**PROMPT**. Every line holding the string "seaborn" should be gathered.

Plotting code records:

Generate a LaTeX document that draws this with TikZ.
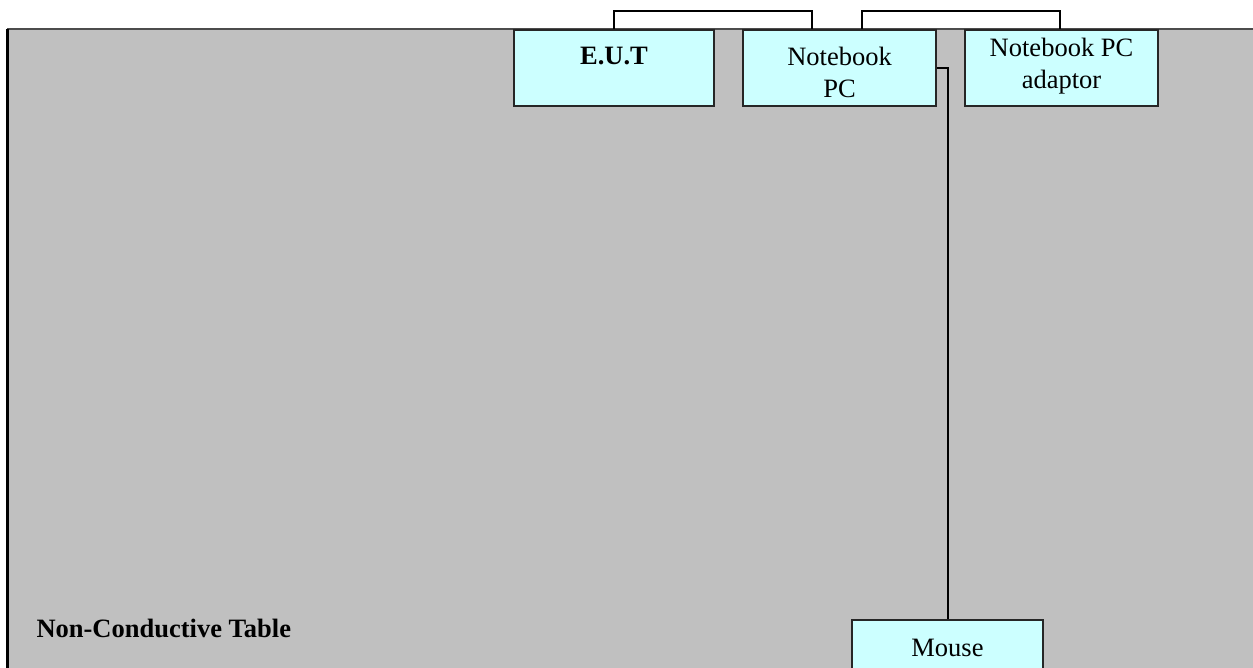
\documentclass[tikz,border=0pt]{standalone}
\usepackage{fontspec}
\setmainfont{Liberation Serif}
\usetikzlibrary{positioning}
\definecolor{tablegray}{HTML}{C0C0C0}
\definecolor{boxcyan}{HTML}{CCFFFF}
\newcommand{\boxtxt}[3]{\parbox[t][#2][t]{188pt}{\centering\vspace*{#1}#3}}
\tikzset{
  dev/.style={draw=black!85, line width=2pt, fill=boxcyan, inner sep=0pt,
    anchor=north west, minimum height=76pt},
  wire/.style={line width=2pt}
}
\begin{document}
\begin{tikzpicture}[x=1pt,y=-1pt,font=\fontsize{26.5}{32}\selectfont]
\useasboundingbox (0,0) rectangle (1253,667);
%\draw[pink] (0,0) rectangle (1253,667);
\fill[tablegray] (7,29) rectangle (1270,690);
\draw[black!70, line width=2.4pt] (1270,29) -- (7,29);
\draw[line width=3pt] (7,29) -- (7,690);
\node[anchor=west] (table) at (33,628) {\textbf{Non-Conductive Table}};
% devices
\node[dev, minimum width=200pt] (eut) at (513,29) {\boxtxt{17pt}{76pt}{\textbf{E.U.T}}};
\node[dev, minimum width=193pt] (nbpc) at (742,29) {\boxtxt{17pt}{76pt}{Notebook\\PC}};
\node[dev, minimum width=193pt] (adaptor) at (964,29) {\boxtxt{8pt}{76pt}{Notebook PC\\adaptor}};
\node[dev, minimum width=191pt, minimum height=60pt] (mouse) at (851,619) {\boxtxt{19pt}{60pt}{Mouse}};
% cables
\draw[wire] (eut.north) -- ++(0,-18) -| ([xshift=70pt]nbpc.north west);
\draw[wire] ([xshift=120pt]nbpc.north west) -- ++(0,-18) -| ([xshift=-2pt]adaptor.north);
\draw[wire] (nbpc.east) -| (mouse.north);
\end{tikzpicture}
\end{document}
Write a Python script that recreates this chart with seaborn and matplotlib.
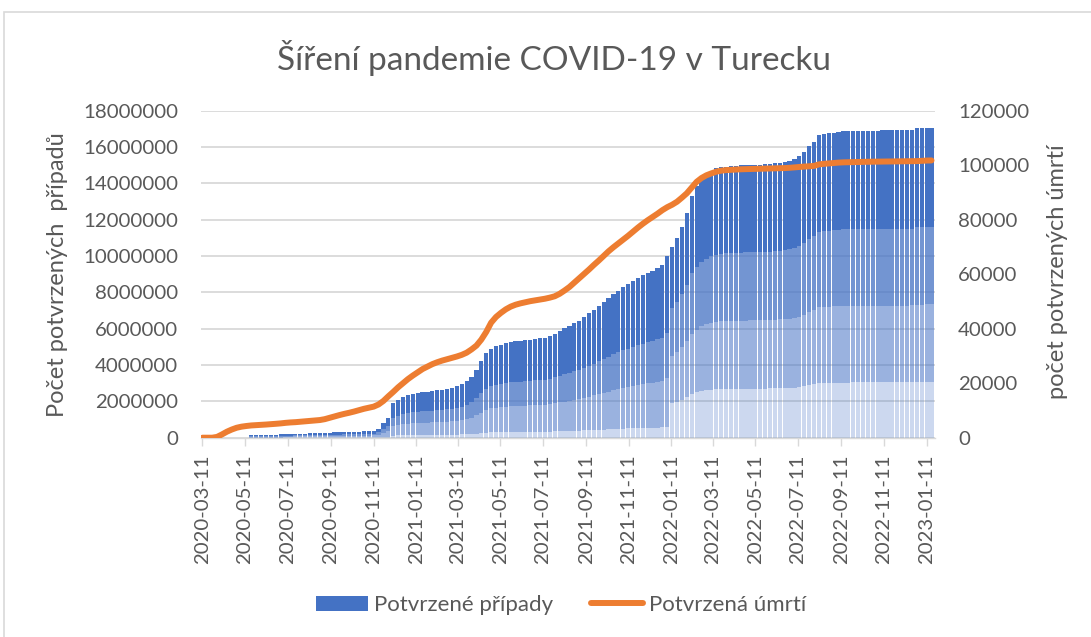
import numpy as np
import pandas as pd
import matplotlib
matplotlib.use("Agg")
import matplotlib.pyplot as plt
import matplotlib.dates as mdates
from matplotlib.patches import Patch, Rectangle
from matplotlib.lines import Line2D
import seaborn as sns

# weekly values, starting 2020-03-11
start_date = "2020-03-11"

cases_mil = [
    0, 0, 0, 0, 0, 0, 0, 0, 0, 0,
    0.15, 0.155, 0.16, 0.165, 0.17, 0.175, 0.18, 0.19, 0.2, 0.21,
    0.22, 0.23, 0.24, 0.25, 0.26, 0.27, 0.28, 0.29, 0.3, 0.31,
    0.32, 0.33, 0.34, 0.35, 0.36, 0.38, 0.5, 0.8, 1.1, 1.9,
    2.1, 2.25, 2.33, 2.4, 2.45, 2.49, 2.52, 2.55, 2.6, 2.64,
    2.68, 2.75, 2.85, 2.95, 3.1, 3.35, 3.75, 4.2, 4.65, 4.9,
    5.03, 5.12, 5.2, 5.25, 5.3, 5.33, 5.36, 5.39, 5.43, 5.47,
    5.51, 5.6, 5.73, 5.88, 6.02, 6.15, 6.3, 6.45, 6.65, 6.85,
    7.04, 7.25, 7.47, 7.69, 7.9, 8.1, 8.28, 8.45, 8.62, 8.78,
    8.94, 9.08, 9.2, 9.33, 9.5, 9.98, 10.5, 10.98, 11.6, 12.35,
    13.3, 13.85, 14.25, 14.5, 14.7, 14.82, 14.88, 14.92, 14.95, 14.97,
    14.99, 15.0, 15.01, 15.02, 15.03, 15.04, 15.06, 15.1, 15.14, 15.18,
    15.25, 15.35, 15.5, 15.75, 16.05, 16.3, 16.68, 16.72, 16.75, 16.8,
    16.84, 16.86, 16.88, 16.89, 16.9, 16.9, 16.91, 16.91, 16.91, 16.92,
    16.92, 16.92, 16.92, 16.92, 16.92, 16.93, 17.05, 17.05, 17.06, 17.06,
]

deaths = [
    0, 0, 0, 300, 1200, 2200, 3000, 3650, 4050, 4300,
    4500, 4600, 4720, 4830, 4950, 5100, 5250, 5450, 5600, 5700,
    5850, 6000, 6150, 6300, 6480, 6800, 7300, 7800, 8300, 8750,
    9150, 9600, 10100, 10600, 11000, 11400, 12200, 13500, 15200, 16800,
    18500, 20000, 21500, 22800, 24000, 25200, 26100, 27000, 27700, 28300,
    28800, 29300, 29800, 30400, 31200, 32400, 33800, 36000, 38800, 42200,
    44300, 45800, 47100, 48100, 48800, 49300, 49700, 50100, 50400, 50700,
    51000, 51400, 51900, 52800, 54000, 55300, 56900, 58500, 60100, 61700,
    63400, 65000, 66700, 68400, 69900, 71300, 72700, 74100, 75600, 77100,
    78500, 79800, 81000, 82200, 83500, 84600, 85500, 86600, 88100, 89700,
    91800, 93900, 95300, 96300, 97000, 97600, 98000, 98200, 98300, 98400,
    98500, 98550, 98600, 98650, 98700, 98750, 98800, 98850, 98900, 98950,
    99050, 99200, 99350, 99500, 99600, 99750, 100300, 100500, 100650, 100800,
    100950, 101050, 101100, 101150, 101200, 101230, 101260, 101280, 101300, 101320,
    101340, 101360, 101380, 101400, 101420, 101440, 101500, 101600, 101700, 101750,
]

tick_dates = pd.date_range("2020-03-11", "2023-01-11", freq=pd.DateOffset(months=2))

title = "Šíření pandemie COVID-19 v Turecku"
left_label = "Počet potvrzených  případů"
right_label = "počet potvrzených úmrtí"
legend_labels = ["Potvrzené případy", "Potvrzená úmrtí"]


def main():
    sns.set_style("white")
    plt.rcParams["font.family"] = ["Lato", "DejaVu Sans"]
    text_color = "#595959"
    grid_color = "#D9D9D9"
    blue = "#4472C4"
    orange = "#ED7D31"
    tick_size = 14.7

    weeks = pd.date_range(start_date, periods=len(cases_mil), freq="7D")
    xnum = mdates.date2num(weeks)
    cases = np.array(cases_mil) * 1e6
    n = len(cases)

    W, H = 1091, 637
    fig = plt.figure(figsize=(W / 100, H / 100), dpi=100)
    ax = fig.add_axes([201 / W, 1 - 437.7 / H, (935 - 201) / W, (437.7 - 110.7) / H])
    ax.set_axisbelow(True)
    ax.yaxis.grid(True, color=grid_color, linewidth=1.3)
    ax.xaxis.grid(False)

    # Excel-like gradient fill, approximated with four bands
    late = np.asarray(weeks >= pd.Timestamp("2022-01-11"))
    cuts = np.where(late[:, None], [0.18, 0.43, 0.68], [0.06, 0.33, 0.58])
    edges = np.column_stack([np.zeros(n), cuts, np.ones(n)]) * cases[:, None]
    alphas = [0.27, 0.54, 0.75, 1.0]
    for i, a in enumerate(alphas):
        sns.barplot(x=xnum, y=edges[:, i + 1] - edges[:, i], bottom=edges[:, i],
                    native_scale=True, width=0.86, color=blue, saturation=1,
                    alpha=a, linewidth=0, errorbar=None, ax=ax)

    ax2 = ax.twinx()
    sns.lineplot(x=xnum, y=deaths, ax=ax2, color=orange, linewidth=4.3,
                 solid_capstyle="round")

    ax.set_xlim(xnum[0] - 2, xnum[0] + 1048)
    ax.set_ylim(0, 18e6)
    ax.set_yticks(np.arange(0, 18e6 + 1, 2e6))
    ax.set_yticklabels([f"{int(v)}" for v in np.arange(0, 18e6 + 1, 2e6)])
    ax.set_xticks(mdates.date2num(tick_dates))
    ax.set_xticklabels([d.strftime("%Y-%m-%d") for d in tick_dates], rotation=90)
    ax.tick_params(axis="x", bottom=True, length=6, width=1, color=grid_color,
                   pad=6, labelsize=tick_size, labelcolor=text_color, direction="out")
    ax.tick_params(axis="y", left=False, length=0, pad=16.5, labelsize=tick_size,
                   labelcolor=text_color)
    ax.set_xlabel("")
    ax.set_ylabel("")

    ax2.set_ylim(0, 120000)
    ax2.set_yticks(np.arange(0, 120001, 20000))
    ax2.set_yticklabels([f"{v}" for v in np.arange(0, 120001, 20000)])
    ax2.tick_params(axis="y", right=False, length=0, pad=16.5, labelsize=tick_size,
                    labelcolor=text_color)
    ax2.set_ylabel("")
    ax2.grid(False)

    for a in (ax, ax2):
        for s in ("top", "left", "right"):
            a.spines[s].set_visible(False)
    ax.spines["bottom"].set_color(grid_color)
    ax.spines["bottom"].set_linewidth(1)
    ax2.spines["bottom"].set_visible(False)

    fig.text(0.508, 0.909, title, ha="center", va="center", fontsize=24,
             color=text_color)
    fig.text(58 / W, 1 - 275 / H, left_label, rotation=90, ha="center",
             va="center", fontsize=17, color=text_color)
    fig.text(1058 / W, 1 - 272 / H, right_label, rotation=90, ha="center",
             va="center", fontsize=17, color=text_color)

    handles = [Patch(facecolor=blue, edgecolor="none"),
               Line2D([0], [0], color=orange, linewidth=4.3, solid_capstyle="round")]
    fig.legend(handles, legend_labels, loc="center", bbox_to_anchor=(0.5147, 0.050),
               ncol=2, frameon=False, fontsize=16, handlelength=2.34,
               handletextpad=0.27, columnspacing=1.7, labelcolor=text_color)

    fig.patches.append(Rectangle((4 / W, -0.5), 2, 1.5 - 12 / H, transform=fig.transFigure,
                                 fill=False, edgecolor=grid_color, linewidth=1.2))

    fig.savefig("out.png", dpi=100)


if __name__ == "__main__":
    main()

**RIGHT ANSWER**.
Write a Python script that recreates this chart with seaborn and matplotlib.
import seaborn as sns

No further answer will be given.